Türklerin bu büyük dinî hoşgörü içerisinde kabul ettikleri dinlerden biri de Maniheizm (Mani Dini)'dir. Mani tarafından ilkeleri belirlenen bu din, Uygur hükümdarı yönetiminde devletin resmî dini olarak kabul edilmiştir.

UYGURLAR MANİ DİNİNİ HANGİ HÜKÜMDAR DÖNEMİNDE KABUL ETMİŞTİR?

Uygurlardan önce Toharistan Türkleri, Çigiller, Karluklar ve Basmıllar arasında Maniheizmin ortaya çıkıp yeşerdiği çekirdek bölgenin Yedisu Bölgesi, özellikle Çu ve Talas vadilerinin olduğu bilinmektedir. Uygur hükümdarı Bögü Kağan’ın Maniheizmi kabul ettiği tarih olarak, Shih Ch’ao-i isyanını bastırmak için Çin’deki seferinden döndüğü 762/763 yılı, ilk olarak Chavannes ve Pellıot tarafından, Karabalgasun yazıtının Çince metni ve T’ang hanedan yıllıklarına dayanılarak ortaya atılmış ve genel kabul görmüştür.
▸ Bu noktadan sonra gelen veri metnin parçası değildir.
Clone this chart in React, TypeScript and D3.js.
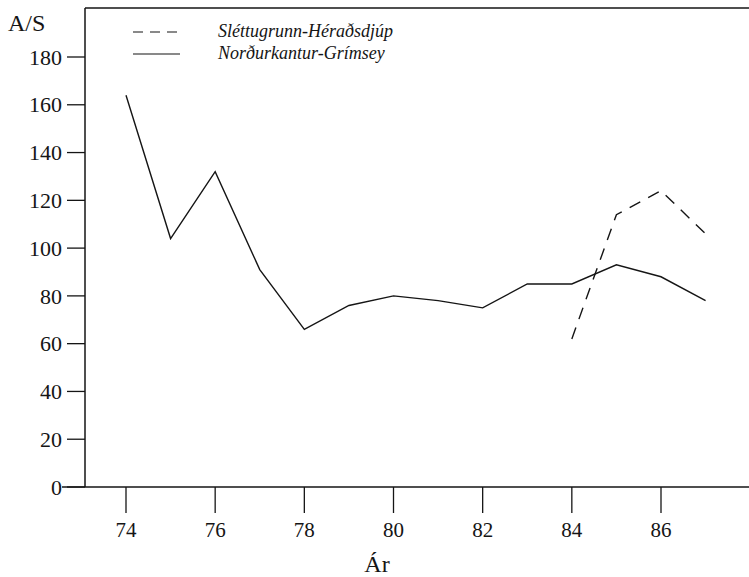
import React, { useEffect, useRef } from 'react';
import * as d3 from 'd3';

const years = [74, 75, 76, 77, 78, 79, 80, 81, 82, 83, 84, 85, 86, 87];
const grimseyValues = [164, 104, 132, 91, 66, 76, 80, 78, 75, 85, 85, 93, 88, 78];
const heradYears = [84, 85, 86, 87];
const heradValues = [62, 114, 124, 106];
const xTicks = [74, 76, 78, 80, 82, 84, 86];
const yTicks = [0, 20, 40, 60, 80, 100, 120, 140, 160, 180];
const legendLabels = ['Sléttugrunn-Héraðsdjúp', 'Norðurkantur-Grímsey'];

const W = 749;
const H = 577;

const App: React.FC = () => {
    const svgRef = useRef<SVGSVGElement>(null);

    useEffect(() => {
        if (!svgRef.current) return;
        const svg = d3.select(svgRef.current);
        svg.selectAll('*').remove();

        const font = "'Liberation Serif', 'Times New Roman', Tinos, 'DejaVu Serif', 'Noto Serif', serif";
        const ink = '#151515';
        const axisX = 85;
        const baseY = 487;
        const topY = 8;

        const x = d3.scaleLinear().domain([74, 86]).range([126, 661]);
        const y = d3.scaleLinear().domain([0, 180]).range([baseY, 57]);

        // frame: top border, y axis, x axis
        svg.append('line')
            .attr('x1', axisX).attr('y1', topY).attr('x2', W).attr('y2', topY)
            .attr('stroke', ink).attr('stroke-width', 1.3);
        svg.append('line')
            .attr('x1', axisX).attr('y1', topY).attr('x2', axisX).attr('y2', baseY)
            .attr('stroke', ink).attr('stroke-width', 1.5);
        svg.append('line')
            .attr('x1', 62).attr('y1', baseY).attr('x2', W).attr('y2', baseY)
            .attr('stroke', ink).attr('stroke-width', 1.5);

        // y ticks
        yTicks.forEach(t => {
            svg.append('line')
                .attr('x1', axisX - 18).attr('y1', y(t)).attr('x2', axisX).attr('y2', y(t))
                .attr('stroke', ink).attr('stroke-width', 1.3);
            svg.append('text')
                .attr('x', 62).attr('y', y(t)).attr('dy', '0.35em')
                .attr('text-anchor', 'end')
                .style('font-family', font).style('font-size', '22px').attr('fill', ink)
                .text(t);
        });

        // x ticks
        xTicks.forEach(t => {
            svg.append('line')
                .attr('x1', x(t)).attr('y1', baseY).attr('x2', x(t)).attr('y2', baseY + 26)
                .attr('stroke', ink).attr('stroke-width', 1.3);
            svg.append('text')
                .attr('x', x(t)).attr('y', 537)
                .attr('text-anchor', 'middle')
                .style('font-family', font).style('font-size', '21px').attr('fill', ink)
                .text(t);
        });

        // axis titles
        svg.append('text')
            .attr('x', 8).attr('y', 31)
            .style('font-family', font).style('font-size', '24px').attr('fill', ink)
            .text('A/S');
        svg.append('text')
            .attr('x', 377).attr('y', 572)
            .attr('text-anchor', 'middle')
            .style('font-family', font).style('font-size', '24px').attr('fill', ink)
            .text('Ár');

        // series
        const line = d3.line<[number, number]>()
            .x(d => x(d[0]))
            .y(d => y(d[1]));

        svg.append('path')
            .datum(years.map((yr, i) => [yr, grimseyValues[i]] as [number, number]))
            .attr('d', line)
            .attr('fill', 'none')
            .attr('stroke', ink)
            .attr('stroke-width', 1.4)
            .attr('stroke-linejoin', 'miter');

        svg.append('path')
            .datum(heradYears.map((yr, i) => [yr, heradValues[i]] as [number, number]))
            .attr('d', line)
            .attr('fill', 'none')
            .attr('stroke', ink)
            .attr('stroke-width', 1.4)
            .attr('stroke-dasharray', '12,9');

        // legend
        const legend = svg.append('g');
        [32, 54].forEach((ly, i) => {
            legend.append('line')
                .attr('x1', 133).attr('y1', ly).attr('x2', 180).attr('y2', ly)
                .attr('stroke', ink).attr('stroke-width', 1.2)
                .attr('stroke-dasharray', i === 0 ? '10,7' : null);
            legend.append('text')
                .attr('x', 218).attr('y', ly + 5)
                .style('font-family', font).style('font-style', 'italic')
                .style('font-size', '18px').attr('fill', ink)
                .text(legendLabels[i]);
        });
    }, []);

    return (
        <svg
            ref={svgRef}
            width={W}
            height={H}
            style={{ position: 'absolute', left: 0, top: 0, background: '#fff' }}
        />
    );
};

export default App;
Ancak Moriyasu ve Clark başta olmak üzere bazı araştırmacılar Bögü Kağan’ın 762/763 yılından önce bu dini tanıdığını ve resmî din ilana edene kadar geçen bir sürecin var olduğunu iddia etmişlerdir.

Ticaret yapmaları sebebiyle çok dil konuşabilen, farklı kültür ve dinlerin taşıyıcısı olan Soğdlular, Türklerin hem Budizm, hem Maniheizm ile tanışmalarına vesile oldukları gibi, yaptıkları tercüme faaliyetleri ile bu dinlerin kutsal kitaplarını İran dillerinden Türkçeye çevirmişler, hem de gerekli ruhban sınıfı ihtiyacını bizzat karşılayarak bu dinleri Türkler arasında teşkilâtlandırmışlardır.